• _SUPPLIED DATA_:

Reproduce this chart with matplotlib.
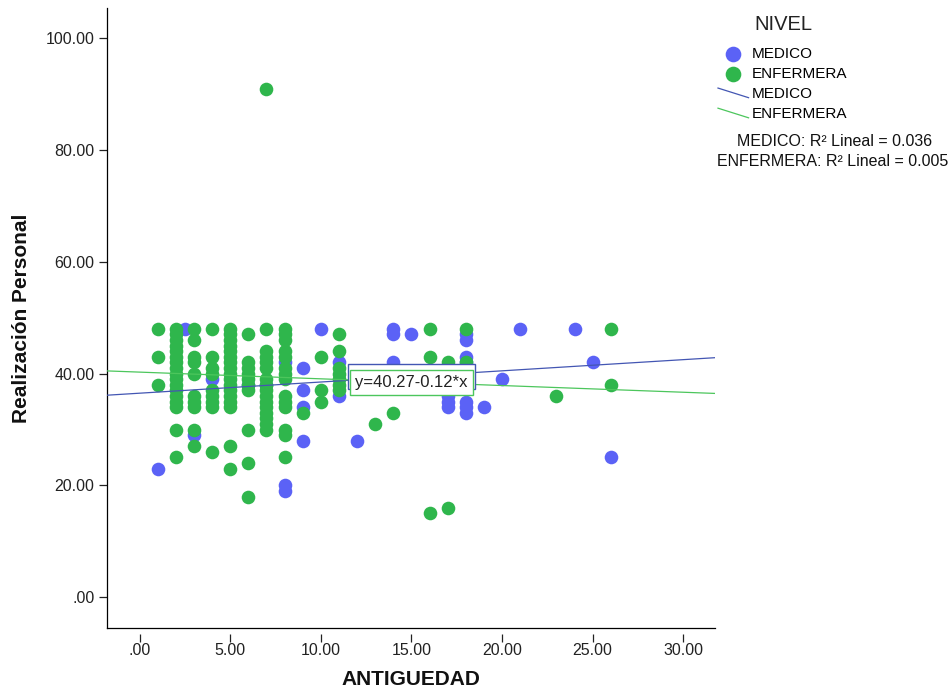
import numpy as np
import matplotlib
matplotlib.use("Agg")
import matplotlib.pyplot as plt
from matplotlib.lines import Line2D
from matplotlib.legend_handler import HandlerBase

plt.rcParams['font.family'] = ['Liberation Sans', 'DejaVu Sans']

# === Data ===
# MEDICO group
medico_x = [1, 2.5, 3, 4, 6, 7,
            8, 8, 8,
            9, 9, 9, 9,
            10, 11, 11, 12,
            14, 14, 14, 15,
            17, 17, 17,
            18, 18, 18, 18, 18, 18, 18,
            19, 20, 21, 24, 25, 26]
medico_y = [23, 48, 29, 39, 38, 38,
            42, 20, 19,
            41, 37, 34, 28,
            48, 42, 36, 28,
            48, 47, 42, 47,
            36, 35, 34,
            47, 46, 43, 42, 35, 34, 33,
            34, 39, 48, 48, 42, 25]

# ENFERMERA group
enf_x = [1, 1, 1,
         2, 2, 2, 2, 2, 2, 2, 2, 2, 2, 2, 2, 2, 2, 2, 2, 2,
         3, 3, 3, 3, 3, 3, 3, 3, 3, 3,
         4, 4, 4, 4, 4, 4, 4, 4, 4,
         5, 5, 5, 5, 5, 5, 5, 5, 5, 5, 5, 5, 5, 5, 5, 5, 5,
         6, 6, 6, 6, 6, 6, 6, 6, 6, 6,
         7, 7, 7, 7, 7, 7, 7, 7, 7, 7, 7, 7, 7, 7, 7, 7,
         8, 8, 8, 8, 8, 8, 8, 8, 8, 8, 8, 8, 8, 8,
         9, 10, 10, 10,
         11, 11, 11, 11, 11, 11, 11,
         13, 14, 16, 16, 16, 17, 17, 18, 18, 23, 26, 26]
enf_y = [48, 43, 38,
         48, 47, 46, 45, 44, 43, 42, 41, 40, 39, 38, 37, 36, 35, 34, 30, 25,
         48, 46, 43, 42, 40, 36, 35, 34, 30, 27,
         48, 43, 41, 40, 37, 36, 35, 34, 26,
         48, 47, 46, 45, 44, 43, 42, 41, 40, 39, 38, 37, 36, 35, 34, 27, 23,
         47, 42, 41, 40, 39, 38, 37, 30, 24, 18,
         91, 48, 44, 43, 42, 41, 39, 38, 37, 36, 35, 34, 33, 32, 31, 30,
         48, 47, 46, 44, 43, 41, 40, 39, 36, 35, 34, 30, 29, 25,
         33, 43, 37, 35,
         47, 44, 41, 40, 39, 38, 37,
         31, 33, 48, 43, 15, 42, 16, 48, 42, 36, 48, 38]

# linear fits (intercept, slope) and R2 per group
medico_fit = (36.50, 0.20)
enf_fit = (40.27, -0.12)
medico_r2 = 0.036
enf_r2 = 0.005

x_ticks = [0, 5, 10, 15, 20, 25, 30]
x_tick_labels = ['.00', '5.00', '10.00', '15.00', '20.00', '25.00', '30.00']
y_ticks = [0, 20, 40, 60, 80, 100]
y_tick_labels = ['.00', '20.00', '40.00', '60.00', '80.00', '100.00']

# colours
blue_pt = '#5B62F6'
green_pt = '#2FB64C'
blue_ln = '#4356B3'
green_ln = '#4CC65C'


class DiagonalLine(HandlerBase):
    """legend handle drawn as a short downward sloping line (SPSS style)"""
    def create_artists(self, legend, orig_handle, xdescent, ydescent,
                       width, height, fontsize, trans):
        ln = Line2D([-xdescent, width - xdescent],
                    [height * 0.95 - ydescent, height * 0.05 - ydescent],
                    color=orig_handle.get_color(), lw=orig_handle.get_linewidth())
        ln.set_transform(trans)
        return [ln]


W, H = 953, 694
fig = plt.figure(figsize=(W / 100, H / 100), dpi=100)
ax = fig.add_axes([107 / W, 1 - 628 / H, (715 - 107) / W, (628 - 8) / H])

ax.set_xlim(-1.8, 31.75)
ax.set_ylim(-5.5, 105.4)

sc_m = ax.scatter(medico_x, medico_y, s=96, c=blue_pt, linewidths=0, zorder=2)
sc_e = ax.scatter(enf_x, enf_y, s=96, c=green_pt, linewidths=0, zorder=3)

xs = np.array(ax.get_xlim())
ln_m, = ax.plot(xs, medico_fit[0] + medico_fit[1] * xs, color=blue_ln, lw=0.9, zorder=4)
ln_e, = ax.plot(xs, enf_fit[0] + enf_fit[1] * xs, color=green_ln, lw=0.9, zorder=4)

# fit-equation boxes centred on their line at x=15; the green one hides the blue one
x_lab = 15
for (b, m), col, txt_col, z in [(medico_fit, blue_ln, 'none', 5),
                                (enf_fit, green_ln, '#222222', 6)]:
    sign = '+' if m >= 0 else '-'
    ax.text(x_lab, b + m * x_lab, f"y={b:.2f}{sign}{abs(m):.2f}*x",
            ha='center', va='center', fontsize=12, color=txt_col, zorder=z,
            bbox=dict(boxstyle='square,pad=0.3', fc='white', ec=col, lw=1.0))

# axes styling
for side in ['top', 'right']:
    ax.spines[side].set_visible(False)
ax.spines['left'].set_linewidth(0.9)
ax.spines['bottom'].set_position(('outward', 4))
ax.spines['bottom'].set_visible(False)
ax.plot([0, 1], [0, 0], transform=ax.transAxes, color='black', lw=0.9, clip_on=False)

ax.set_xticks(x_ticks)
ax.set_xticklabels(x_tick_labels)
ax.set_yticks(y_ticks)
ax.set_yticklabels(y_tick_labels)
ax.tick_params(axis='both', labelsize=11.5, colors='#222222', width=0.9)
ax.tick_params(axis='x', length=6, pad=0.5)
ax.tick_params(axis='y', length=6, pad=3)

ax.set_xlabel('ANTIGUEDAD', fontsize=15, fontweight='bold', color='#111111')
ax.set_ylabel('Realización Personal', fontsize=15, fontweight='bold', color='#111111')
ax.xaxis.set_label_coords(0.5, -0.068)
ax.yaxis.set_label_coords(-0.125, 0.5)

# legend
fig.text(783 / W, 1 - 25 / H, 'NIVEL', ha='center', va='center',
         fontsize=14.5, color='#222222')
leg = fig.legend([sc_m, sc_e, ln_m, ln_e], ['MEDICO', 'ENFERMERA', 'MEDICO', 'ENFERMERA'],
                 handler_map={Line2D: DiagonalLine()},
                 loc='upper left', bbox_to_anchor=(718 / W, 1 - 47 / H),
                 frameon=False, fontsize=11,
                 handlelength=2.0, handletextpad=0.2, labelspacing=0.4,
                 borderpad=0, borderaxespad=0, markerscale=1.15)

fig.text(835 / W, 1 - 141 / H, f"MEDICO: R² Lineal = {medico_r2:.3f}",
         ha='center', va='center', fontsize=11.5, color='#111111')
fig.text(833 / W, 1 - 161 / H, f"ENFERMERA: R² Lineal = {enf_r2:.3f}",
         ha='center', va='center', fontsize=11.5, color='#111111')

fig.savefig('out.png', dpi=100)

• _WHAT IS NEEDED_: Reproduce all of the material above word for word. Omit the pictures.

• _ANSWER IN FULL_:
Reproduce this chart with matplotlib.
import numpy as np
import matplotlib
matplotlib.use("Agg")
import matplotlib.pyplot as plt
from matplotlib.lines import Line2D
from matplotlib.legend_handler import HandlerBase

plt.rcParams['font.family'] = ['Liberation Sans', 'DejaVu Sans']

# === Data ===
# MEDICO group
medico_x = [1, 2.5, 3, 4, 6, 7,
            8, 8, 8,
            9, 9, 9, 9,
            10, 11, 11, 12,
            14, 14, 14, 15,
            17, 17, 17,
            18, 18, 18, 18, 18, 18, 18,
            19, 20, 21, 24, 25, 26]
medico_y = [23, 48, 29, 39, 38, 38,
            42, 20, 19,
            41, 37, 34, 28,
            48, 42, 36, 28,
            48, 47, 42, 47,
            36, 35, 34,
            47, 46, 43, 42, 35, 34, 33,
            34, 39, 48, 48, 42, 25]

# ENFERMERA group
enf_x = [1, 1, 1,
         2, 2, 2, 2, 2, 2, 2, 2, 2, 2, 2, 2, 2, 2, 2, 2, 2,
         3, 3, 3, 3, 3, 3, 3, 3, 3, 3,
         4, 4, 4, 4, 4, 4, 4, 4, 4,
         5, 5, 5, 5, 5, 5, 5, 5, 5, 5, 5, 5, 5, 5, 5, 5, 5,
         6, 6, 6, 6, 6, 6, 6, 6, 6, 6,
         7, 7, 7, 7, 7, 7, 7, 7, 7, 7, 7, 7, 7, 7, 7, 7,
         8, 8, 8, 8, 8, 8, 8, 8, 8, 8, 8, 8, 8, 8,
         9, 10, 10, 10,
         11, 11, 11, 11, 11, 11, 11,
         13, 14, 16, 16, 16, 17, 17, 18, 18, 23, 26, 26]
enf_y = [48, 43, 38,
         48, 47, 46, 45, 44, 43, 42, 41, 40, 39, 38, 37, 36, 35, 34, 30, 25,
         48, 46, 43, 42, 40, 36, 35, 34, 30, 27,
         48, 43, 41, 40, 37, 36, 35, 34, 26,
         48, 47, 46, 45, 44, 43, 42, 41, 40, 39, 38, 37, 36, 35, 34, 27, 23,
         47, 42, 41, 40, 39, 38, 37, 30, 24, 18,
         91, 48, 44, 43, 42, 41, 39, 38, 37, 36, 35, 34, 33, 32, 31, 30,
         48, 47, 46, 44, 43, 41, 40, 39, 36, 35, 34, 30, 29, 25,
         33, 43, 37, 35,
         47, 44, 41, 40, 39, 38, 37,
         31, 33, 48, 43, 15, 42, 16, 48, 42, 36, 48, 38]

# linear fits (intercept, slope) and R2 per group
medico_fit = (36.50, 0.20)
enf_fit = (40.27, -0.12)
medico_r2 = 0.036
enf_r2 = 0.005

x_ticks = [0, 5, 10, 15, 20, 25, 30]
x_tick_labels = ['.00', '5.00', '10.00', '15.00', '20.00', '25.00', '30.00']
y_ticks = [0, 20, 40, 60, 80, 100]
y_tick_labels = ['.00', '20.00', '40.00', '60.00', '80.00', '100.00']

# colours
blue_pt = '#5B62F6'
green_pt = '#2FB64C'
blue_ln = '#4356B3'
green_ln = '#4CC65C'


class DiagonalLine(HandlerBase):
    """legend handle drawn as a short downward sloping line (SPSS style)"""
    def create_artists(self, legend, orig_handle, xdescent, ydescent,
                       width, height, fontsize, trans):
        ln = Line2D([-xdescent, width - xdescent],
                    [height * 0.95 - ydescent, height * 0.05 - ydescent],
                    color=orig_handle.get_color(), lw=orig_handle.get_linewidth())
        ln.set_transform(trans)
        return [ln]


W, H = 953, 694
fig = plt.figure(figsize=(W / 100, H / 100), dpi=100)
ax = fig.add_axes([107 / W, 1 - 628 / H, (715 - 107) / W, (628 - 8) / H])

ax.set_xlim(-1.8, 31.75)
ax.set_ylim(-5.5, 105.4)

sc_m = ax.scatter(medico_x, medico_y, s=96, c=blue_pt, linewidths=0, zorder=2)
sc_e = ax.scatter(enf_x, enf_y, s=96, c=green_pt, linewidths=0, zorder=3)

xs = np.array(ax.get_xlim())
ln_m, = ax.plot(xs, medico_fit[0] + medico_fit[1] * xs, color=blue_ln, lw=0.9, zorder=4)
ln_e, = ax.plot(xs, enf_fit[0] + enf_fit[1] * xs, color=green_ln, lw=0.9, zorder=4)

# fit-equation boxes centred on their line at x=15; the green one hides the blue one
x_lab = 15
for (b, m), col, txt_col, z in [(medico_fit, blue_ln, 'none', 5),
                                (enf_fit, green_ln, '#222222', 6)]:
    sign = '+' if m >= 0 else '-'
    ax.text(x_lab, b + m * x_lab, f"y={b:.2f}{sign}{abs(m):.2f}*x",
            ha='center', va='center', fontsize=12, color=txt_col, zorder=z,
            bbox=dict(boxstyle='square,pad=0.3', fc='white', ec=col, lw=1.0))

# axes styling
for side in ['top', 'right']:
    ax.spines[side].set_visible(False)
ax.spines['left'].set_linewidth(0.9)
ax.spines['bottom'].set_position(('outward', 4))
ax.spines['bottom'].set_visible(False)
ax.plot([0, 1], [0, 0], transform=ax.transAxes, color='black', lw=0.9, clip_on=False)

ax.set_xticks(x_ticks)
ax.set_xticklabels(x_tick_labels)
ax.set_yticks(y_ticks)
ax.set_yticklabels(y_tick_labels)
ax.tick_params(axis='both', labelsize=11.5, colors='#222222', width=0.9)
ax.tick_params(axis='x', length=6, pad=0.5)
ax.tick_params(axis='y', length=6, pad=3)

ax.set_xlabel('ANTIGUEDAD', fontsize=15, fontweight='bold', color='#111111')
ax.set_ylabel('Realización Personal', fontsize=15, fontweight='bold', color='#111111')
ax.xaxis.set_label_coords(0.5, -0.068)
ax.yaxis.set_label_coords(-0.125, 0.5)

# legend
fig.text(783 / W, 1 - 25 / H, 'NIVEL', ha='center', va='center',
         fontsize=14.5, color='#222222')
leg = fig.legend([sc_m, sc_e, ln_m, ln_e], ['MEDICO', 'ENFERMERA', 'MEDICO', 'ENFERMERA'],
                 handler_map={Line2D: DiagonalLine()},
                 loc='upper left', bbox_to_anchor=(718 / W, 1 - 47 / H),
                 frameon=False, fontsize=11,
                 handlelength=2.0, handletextpad=0.2, labelspacing=0.4,
                 borderpad=0, borderaxespad=0, markerscale=1.15)

fig.text(835 / W, 1 - 141 / H, f"MEDICO: R² Lineal = {medico_r2:.3f}",
         ha='center', va='center', fontsize=11.5, color='#111111')
fig.text(833 / W, 1 - 161 / H, f"ENFERMERA: R² Lineal = {enf_r2:.3f}",
         ha='center', va='center', fontsize=11.5, color='#111111')

fig.savefig('out.png', dpi=100)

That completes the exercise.